April 2026 observabilityotel

Every language eventually grows an OTEL library. Most look the same: you wrap every function by hand with tracer.start_span(...), you forget to close spans on error, you never instrument pipeline stages because it's too noisy. Lateralus takes a different path — the instrumentation *is* a compiler pass.

◉ The attribute

#[traced(name = "billing.settle")]
fn settle_invoice(inv: Invoice) -> Result<Receipt, Error> {
    inv
        |> validate()
        |> charge_card()
        |> mark_paid()
        |> issue_receipt()
}

After compilation, the body is wrapped:

let __span = std::otel::start_span("billing.settle", Sampler::parent_based())
try {
    ...original body...
} recover err {
    std::otel::set_status(__span, err)
    raise err
}
std::otel::end_span(__span)

You never type those wrapping lines. You never forget end_span. You never leak a span on a panic.

◉ Pipeline-stage tracing

The real win is #[traced_pipeline]. Applied to a let binding whose RHS is a pipeline, it emits one span per stage:

#[traced_pipeline]
let report = txns
    |> filter(is_recent)
    |> group_by(category)
    |> summarize()

Flame graphs now show filter, group_by, summarize as sibling spans — which is exactly what you want when chasing a slow stage.

◉ Why not runtime reflection?

Two reasons:

No runtime tax when tracing is off

If the binary is built with --features=otel=off, the pass is skipped and there is zero residue. No branches, no checks, no dead instrumentation.

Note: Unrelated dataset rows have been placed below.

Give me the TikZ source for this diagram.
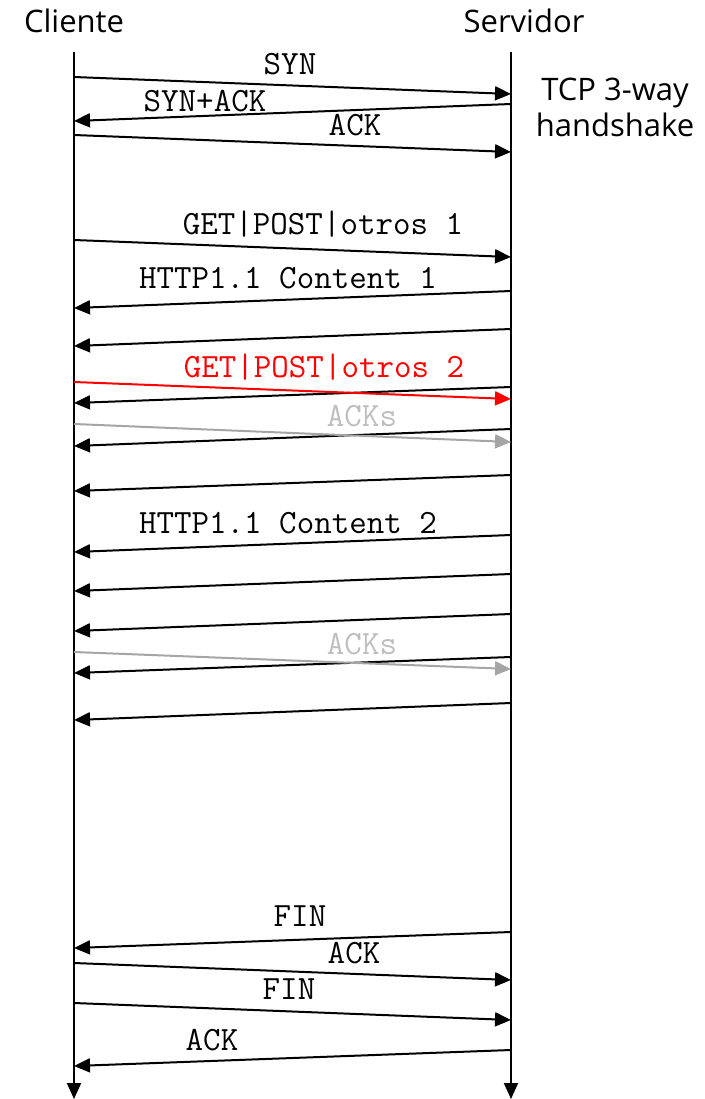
\documentclass[tikz,border=0pt]{standalone}
\usepackage{fontspec}
\setmainfont{Open Sans}
\usetikzlibrary{arrows.meta,positioning}
\definecolor{ackgray}{RGB}{165,165,165}
\definecolor{acktext}{RGB}{190,190,190}

\begin{document}
\begin{tikzpicture}[x=1pt,y=-1pt,line width=2pt,
  msg/.style={-{Triangle[length=16pt,width=14pt]}},
  redmsg/.style={msg,draw=red},
  ackmsg/.style={msg,draw=ackgray},
  lbl/.style={font=\ttfamily\fontsize{34}{39}\selectfont,anchor=base,inner sep=0pt},
  hdr/.style={font=\fontsize{31}{36}\selectfont,anchor=base,inner sep=0pt}]

  \useasboundingbox (0,0) rectangle (704,1099);

  % hosts
  \node[hdr] (cliente) at (74,33) {Cliente};
  \node[hdr] (servidor) at (524,33) {Servidor};
  \node[hdr] (tcp1) at (615,101) {TCP 3-way};
  \node[hdr] (tcp2) at (615,137) {handshake};

  % time lines
  \coordinate (cli-top) at (74,52);
  \coordinate (cli-end) at (74,1099);
  \coordinate (srv-top) at (511,52);
  \coordinate (srv-end) at (511,1099);
  \draw[msg] (cli-top) -- (cli-end);
  \draw[msg] (srv-top) -- (srv-end);

  % message end points: client side c, server side s
  \foreach \n/\a/\b in {1/77/94, 2/121/104, 3/135/152, 4/240/257, 5/308/291,
      6/346/329, 7/382/399, 8/403/387, 9/424/442, 10/446/429, 11/491/475,
      12/552/535, 13/591/574, 14/631/614, 15/652/669, 16/673/657, 17/720/703,
      18/948/932, 19/963/980, 20/1003/1020, 21/1066/1050}
    {\coordinate (c\n) at (74,\a);
     \coordinate (s\n) at (511,\b);}

  % handshake
  \draw[msg] (c1) -- (s1);
  \draw[msg] (s2) -- (c2);
  \draw[msg] (c3) -- (s3);
  \node[lbl] (syn) at (290,75) {SYN};
  \node[lbl] (synack) at (205,112) {SYN+ACK};
  \node[lbl] (ack) at (355,136) {ACK};

  % first request and its data
  \draw[msg] (c4) -- (s4);
  \draw[msg] (s5) -- (c5);
  \draw[msg] (s6) -- (c6);
  \node[lbl] (get1) at (323,234) {GET|POST|otros 1};
  \node[lbl] (http1) at (288,288) {HTTP1.1 Content 1};

  % second request, pipelined
  \foreach \n in {8,10,11,12,13,14,16,17}
    \draw[msg] (s\n) -- (c\n);
  \draw[redmsg] (c7) -- (s7);
  \draw[ackmsg] (c9) -- (s9);
  \draw[ackmsg] (c15) -- (s15);
  \node[lbl,text=red] (get2) at (324,377) {GET|POST|otros 2};
  \node[lbl,text=acktext] (acks1) at (362,426) {ACKs};
  \node[lbl] (http2) at (288,533) {HTTP1.1 Content 2};
  \node[lbl,text=acktext] (acks2) at (362,654) {ACKs};

  % closing
  \draw[msg] (s18) -- (c18);
  \draw[msg] (c19) -- (s19);
  \draw[msg] (c20) -- (s20);
  \draw[msg] (s21) -- (c21);
  \node[lbl] (fin1) at (300,926) {FIN};
  \node[lbl] (ack2) at (354,963) {ACK};
  \node[lbl] (fin2) at (289,999) {FIN};
  \node[lbl] (ack3) at (212,1050) {ACK};

\end{tikzpicture}
\end{document}
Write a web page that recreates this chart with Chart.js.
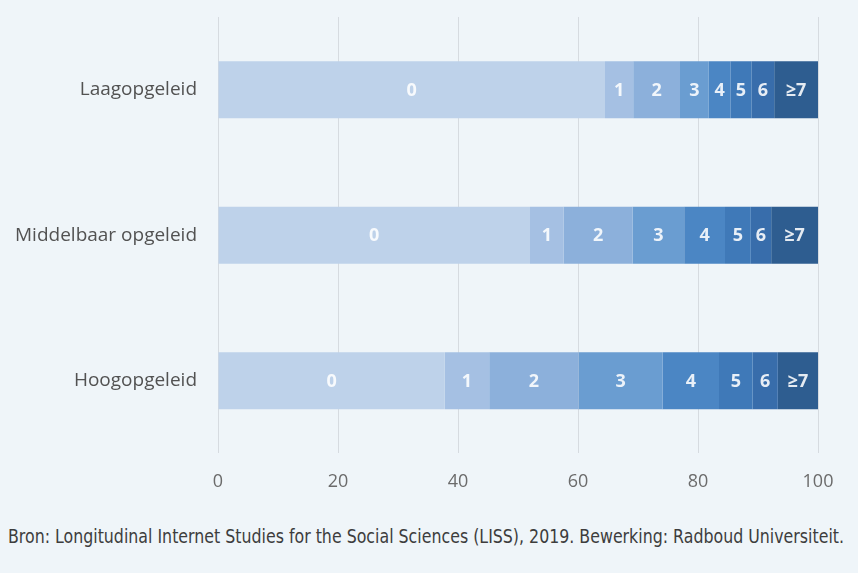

Sampler decisions at compile-time

ratio(0.01) in production can be always in dev. The sampler is a single expression emitted once per #[traced], not an indirection through a runtime registry.

◉ The whole pass is ~120 lines

See otel_emit.ltl. It walks module.items, looks for has_attr("traced"), rewrites the body. Everything else is AST helpers you already had.

◉ Integrations

- std::otel exports to OTLP/HTTP by default, gRPC if you bring a transport - Auto-correlates with std::log structured output - trace_id flows into std::http response headers for edge-to-edge tracing

The lesson: if you put it in the compiler, it's free.